Durch die Lohnsenkungen in der übrigen Wirtschaft würden die zusätzlichen Gehaltszahlungen im Zuge der Arbeitsbeschaffung fast ausgeglichen, gleichzeitig sorge die damit verbundene Verringerung der Produktionskosten bei gleichbleibendem Absatz für einen stärkeren Gewinn bei den nicht an diesen Maßnahmen beteiligten Firmen. Der letzte Ansporn für eine Ausdehnung der Gesamtproduktion würde dann durch die Räumung der Lagerbestände der Lieferanten für die öffentlichen Arbeiten erfolgen.

Damit wäre insgesamt auch eine mögliche Inflationsgefahr durch steigende Güterpreise faktisch nicht gegeben.

Lautenbach schrieb dazu weiter:


Die Voraussetzung dafür wird aber sein, daß sie dann von ihren Banken wieder neuen Kredit bekommen.

Dann wiederholt sich […] der vorher geschilderte Prozeß: neuer Kredit, Neueinstellung von Arbeitern, vermehrte Nachfrage, […]. Damit Verschiebung des Verhältnisses von Angebot und Nachfrage, bisher nicht absetzbare Ware findet Absatz.

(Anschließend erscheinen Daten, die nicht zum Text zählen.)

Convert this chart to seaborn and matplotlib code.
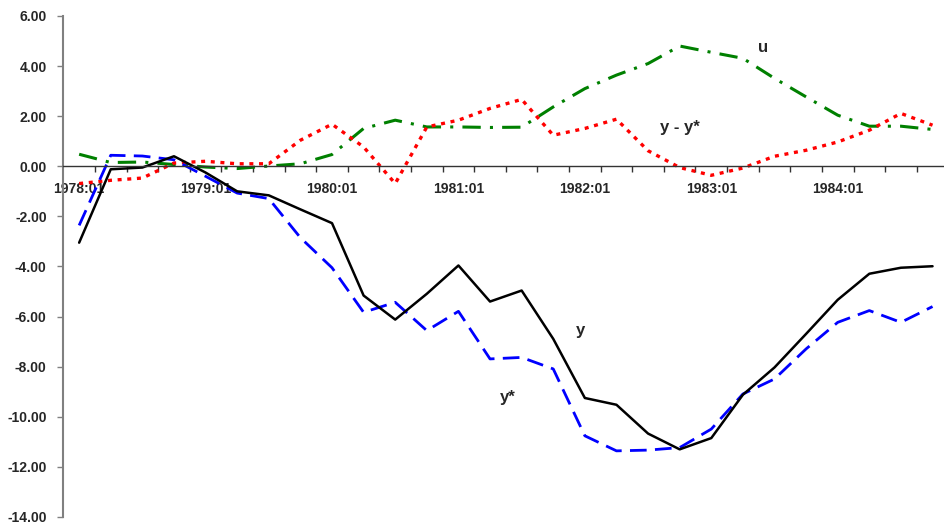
import matplotlib
matplotlib.use("Agg")
import matplotlib.pyplot as plt
import matplotlib.ticker as mticker
import numpy as np
import pandas as pd
import seaborn as sns

# Quarterly periods 1978:01 - 1984:04
quarters = [f"{yr}:{q:02d}" for yr in range(1978, 1985) for q in range(1, 5)]
tick_labels = ["1978:01", "1979:01", "1980:01", "1981:01", "1982:01", "1983:01", "1984:01"]

y_actual = [-3.05, -0.12, -0.05, 0.40, -0.25, -1.00, -1.16, -1.72, -2.27,
            -5.16, -6.12, -5.09, -3.96, -5.40, -4.96, -6.89, -9.25, -9.52,
            -10.67, -11.30, -10.85, -9.12, -8.03, -6.69, -5.33, -4.29, -4.05, -3.99]
y_star = [-2.36, 0.44, 0.41, 0.26, -0.40, -1.07, -1.29, -2.85, -4.05,
          -5.83, -5.43, -6.56, -5.79, -7.69, -7.63, -8.09, -10.76, -11.36,
          -11.33, -11.23, -10.49, -9.09, -8.49, -7.29, -6.23, -5.76, -6.23, -5.60]
u_rate = [0.48, 0.15, 0.17, 0.07, -0.03, -0.09, 0.01, 0.10, 0.47,
          1.51, 1.84, 1.57, 1.57, 1.55, 1.56, 2.37, 3.10, 3.64,
          4.10, 4.80, 4.55, 4.31, 3.51, 2.77, 2.04, 1.60, 1.60, 1.47]
gap = [-0.69, -0.56, -0.47, 0.13, 0.20, 0.10, 0.10, 1.04, 1.68,
       0.77, -0.69, 1.57, 1.84, 2.31, 2.67, 1.24, 1.51, 1.88,
       0.62, -0.05, -0.36, -0.07, 0.40, 0.64, 0.97, 1.44, 2.11, 1.64]

sns.set_style("white")
plt.rcParams["font.family"] = ["Liberation Sans", "DejaVu Sans"]
plt.rcParams["axes.unicode_minus"] = False

df = pd.DataFrame({"t": np.arange(len(quarters)), "y": y_actual,
                   "ystar": y_star, "u": u_rate, "gap": gap})

fig = plt.figure(figsize=(9.44, 5.29), dpi=100)
ax = fig.add_axes([0.0671, 0.0227, 0.9375, 0.9471])

sns.lineplot(data=df, x="t", y="u", ax=ax, color="#008000", lw=2.2)
ax.lines[-1].set_dashes([6, 3, 1, 3])
sns.lineplot(data=df, x="t", y="gap", ax=ax, color="#ff0000", lw=2.4)
ax.lines[-1].set_dashes([1.2, 1.7])
sns.lineplot(data=df, x="t", y="ystar", ax=ax, color="#0000ff", lw=2.0)
ax.lines[-1].set_dashes([6, 3])
sns.lineplot(data=df, x="t", y="y", ax=ax, color="black", lw=1.8)

ax.set_xlim(-0.5, len(quarters) - 0.5)
ax.set_ylim(-14, 6)
ax.set_xlabel("")
ax.set_ylabel("")

# y axis
ax.yaxis.set_major_locator(mticker.MultipleLocator(2))
ax.yaxis.set_major_formatter(mticker.FormatStrFormatter("%.2f"))
ax.tick_params(axis="y", direction="out", length=4, width=1, color="#808080",
               pad=8, labelsize=10, left=True)
for lbl in ax.get_yticklabels():
    lbl.set_fontweight("bold")

# x axis through zero, tick marks between quarters, labels on first quarters
ax.spines["bottom"].set_position(("data", 0))
ax.spines["bottom"].set_color("#333333")
ax.spines["bottom"].set_linewidth(1.0)
ax.spines["left"].set_color("#808080")
ax.spines["left"].set_linewidth(1.5)
ax.spines["top"].set_visible(False)
ax.spines["right"].set_visible(False)

ax.xaxis.set_major_locator(mticker.FixedLocator(np.arange(len(quarters)) + 0.5))
ax.xaxis.set_major_formatter(mticker.NullFormatter())
ax.xaxis.set_minor_locator(mticker.FixedLocator([quarters.index(l) for l in tick_labels]))
ax.xaxis.set_minor_formatter(mticker.FixedFormatter(tick_labels))
ax.tick_params(axis="x", which="major", direction="out", length=4, width=1,
               color="#333333", bottom=True)
ax.tick_params(axis="x", which="minor", length=0, pad=11, labelsize=10)
for lbl in ax.get_xticklabels(minor=True):
    lbl.set_fontweight("bold")

# series labels
for txt, xk, yv in [("u", 21.64, 4.76), ("y - y*", 19.0, 1.56),
                    ("y", 15.85, -6.56), ("y*", 13.57, -9.24)]:
    ax.text(xk, yv, txt, fontsize=12, fontweight="bold", ha="center", va="center")

fig.savefig("out.png", dpi=100)
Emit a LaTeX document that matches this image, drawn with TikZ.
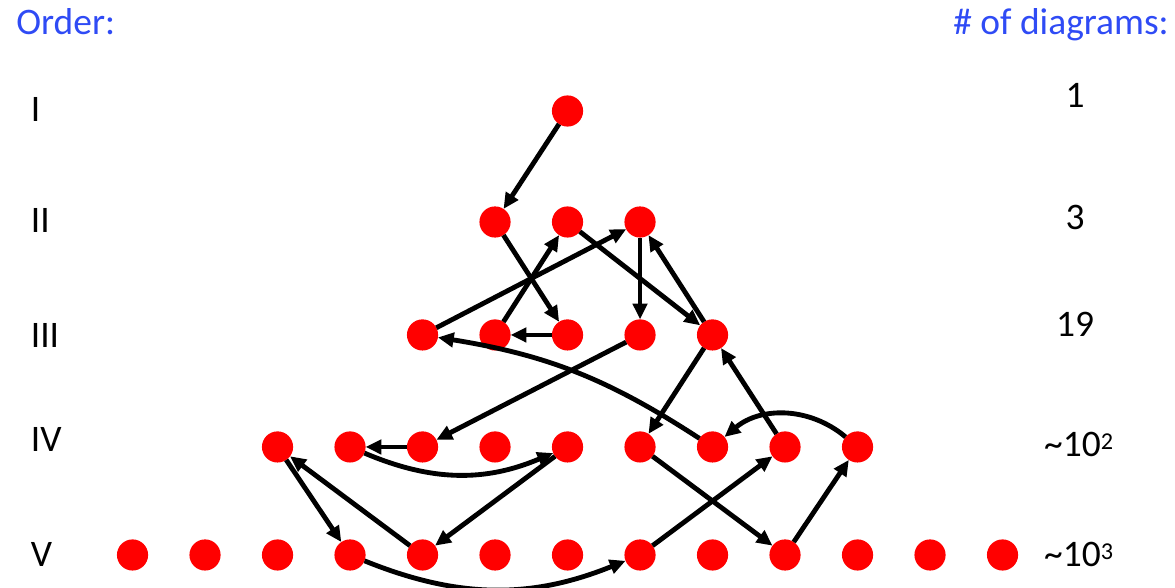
\documentclass[tikz,border=0pt]{standalone}
\usepackage{fontspec}
\setmainfont{Carlito}
\usepackage{tikz}
\usetikzlibrary{arrows.meta}
\definecolor{heading}{HTML}{2F4BF5}
\definecolor{dotred}{HTML}{FF0000}
\newcommand{\supnum}[1]{\raisebox{3pt}{\fontsize{9.5}{10}\selectfont #1}}
\tikzset{
  dot/.style={circle,fill=dotred,minimum size=0.43cm,inner sep=0pt,outer sep=0pt},
  link/.style={-{Triangle[length=6.2pt,width=5.6pt]},line width=1.9pt},
  txt/.style={font=\fontsize{14.7}{17}\selectfont,inner sep=0pt}
}

\begin{document}
\begin{tikzpicture}
  \useasboundingbox (-1.828,0) rectangle (14.379,8.110);
  % headings
  \node[txt,heading,anchor=base west] (order) at (-1.61,7.63) {Order:};
  \node[txt,heading,anchor=base east] (count) at (14.3,7.63) {\# of diagrams:};
  % vertices, one row per order
  \foreach \r/\y/\a/\b in {1/6.579/6/6,2/5.048/5/7,3/3.490/4/8,4/1.945/2/10,5/0.455/0/12}
    \foreach \c in {\a,...,\b} \node[dot] (r\r-\c) at (\c,\y) {};
  % order labels
  \foreach \r/\t/\y in {1/I/6.428,2/II/4.897,3/III/3.310,4/IV/1.876,5/V/0.290}
    \node[txt,anchor=base west] (ord\r) at (-1.41,\y) {\t};
  % number of diagrams
  \node[txt,anchor=base] (cnt1) at (13,6.621) {1};
  \node[txt,anchor=base] (cnt2) at (13,4.938) {3};
  \node[txt,anchor=base] (cnt3) at (13,3.462) {19};
  \node[txt,anchor=base] (cnt4) at (13.05,1.807) {\textasciitilde10\supnum{2}};
  \node[txt,anchor=base] (cnt5) at (13.05,0.290) {\textasciitilde10\supnum{3}};
  % links
  \draw[link] (r1-6) -- (r2-5);
  \draw[link] (r2-5) -- (r3-6);
  \draw[link] (r3-6) -- (r3-5);
  \draw[link] (r3-5) -- (r2-6);
  \draw[link] (r3-4) -- (r2-7);
  \draw[link] (r2-6) -- (r3-8);
  \draw[link] (r2-7) -- (r3-7);
  \draw[link] (r3-8) -- (r2-7);
  \draw[link] (r3-7) -- (r4-4);
  \draw[link] (r3-8) -- (r4-7);
  \draw[link] (r4-8) to[bend right=12] (r3-4);
  \draw[link] (r4-9) -- (r3-8);
  \draw[link] (r4-10) to[bend right=40] (r4-8);
  \draw[link] (r4-4) -- (r4-3);
  \draw[link] (r4-3) to[bend right=23] (r4-6);
  \draw[link] (r4-2) -- (r5-3);
  \draw[link] (r5-4) -- (r4-2);
  \draw[link] (r4-6) -- (r5-4);
  \draw[link] (r5-3) to[bend right=22] (r5-7);
  \draw[link] (r5-7) -- (r4-9);
  \draw[link] (r4-7) -- (r5-9);
  \draw[link] (r5-9) -- (r4-10);
\end{tikzpicture}
\end{document}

Hiermit setzt also die eigentliche, die Gesamtproduktion belebende Bewegung ein…

Wilhelm Lautenbach: Möglichkeiten einer Konjunkturbelebung durch Investition und Kreditausweitung, 9. September 1931, S. 9

Zusätzlich bestände auch noch die Möglichkeit, dass bisher im Ausland angelegtes deutsches Kapital wieder an die deutschen Wertpapiermärkte zurückfände, um an diesem Aufschwung partizipieren zu können.

Auch die Frage nach der Möglichkeit einer zügigen Umwandlung kurzfristiger in langfristige Kredite beschied Lautenbach mit einer positiven Antwort:
Es sei eine durch die Kredittheorie und langjährige Erfahrung erwiesene Norm, dass die Wertpapiermärkte auf eine Krediterweiterung sehr viel zügiger als die Warenmärkte reagierten.

So könne man denn abschließend feststellen, dass eine Kreditexpansion zusammen mit einer ausgedehnten Investitionstätigkeit zu einer Erweiterung der „flüssigen“ Mittel innerhalb der Kreditwirtschaft und damit wesentlich zu einer Konsolidierung des Bankwesens beitragen würde.

Dies wäre dann zusammen mit den gesamtwirtschaftlichen Auswirkungen solcher Maßnahmen eine entscheidender Beitrag zur Beendigung der Deutschen Bankenkrise und somit ein wichtiger Faktor für die Überwindung der Auswirkungen der Weltwirtschaftskrise gewesen.